2. Whenever possible, have the court reporter either drive the attorney
to the depo or ride with them. If they are going out of town, try and
have them fly together. It makes the court reporter's job easier and
they have a chance to work out any problems they may have with equipment
or potential problems of location ahead of time.

3. Make sure the companies know you are the go to guy if they need
anything. If they need something delivered or a ride to the airport,
something subpoenaed, someone to videotape their deposition, an
investigator to find someone, the name of a good restaurant in the area,
names of expert witnesses, you want to be the guy they come to and you
will get them the information. If they only have one number to call,
they will call it for everything. If they need a large amount of copying
done, send over someone to pick it up and copy it and return it.
Whatever you can do to get someone in and out of their doors as often as
possible.

4. You make a connection or friends with someone, you bring them and
their staff out to dinner or drinks. Make it memorable. Talk about the
company, but let them talk about themselves. Pretty much all companies
have very little difference to offer and the secretaries and paralegals
are really presuming you can do whatever is necessary. They don't want
to hear a sales pitch, they want to know that you will get whatever they
need done. here is a fact, though: People will always call someone they
like whenever possible. They will also give you referrals if you just
ask for them. Sometimes they will even make the call for you and ask
their friends to give you business.
5. Share the wealth.
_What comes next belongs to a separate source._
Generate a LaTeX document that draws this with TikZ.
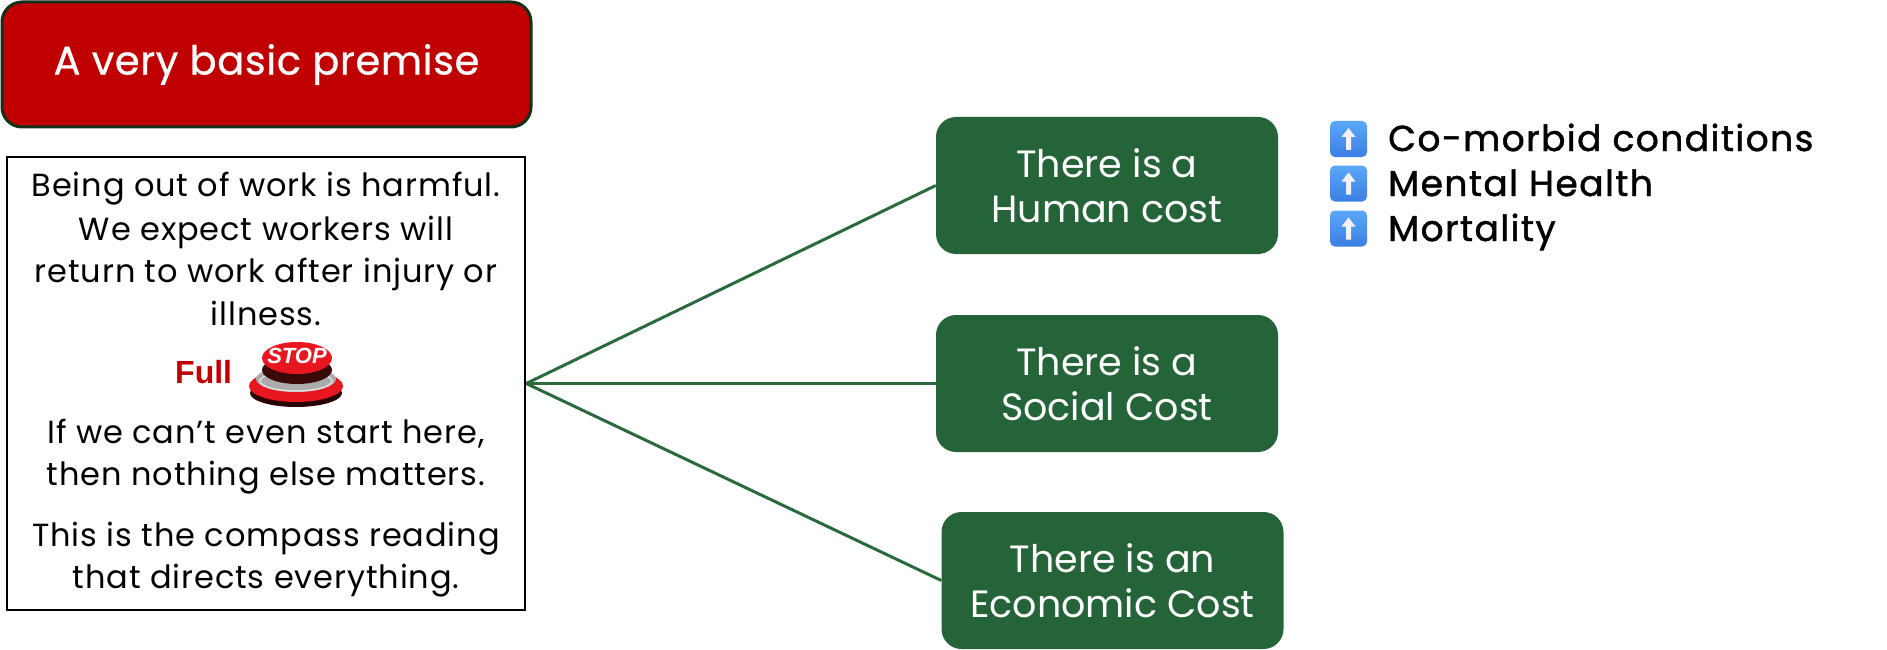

In Philadelphia, I gave my court reporters,
typists, videographers, secretaries, et cetera, 5 percent client fees.
If they brought a client to the company, we gave them 5 percent on the
original of all depos set by their clients, even if we sent another
reporter to the job. We also gave them first choice of the job (unless
they were unable to do the job for some reason.) Remember, they can just
do those clients on their own, give them a reason to run them through
you. While "helping the company" sounds great, the fact is that each
reporter is a separate company and can just as easily run their own
clients on their own.

Just a few ideas.   Hope some of them help.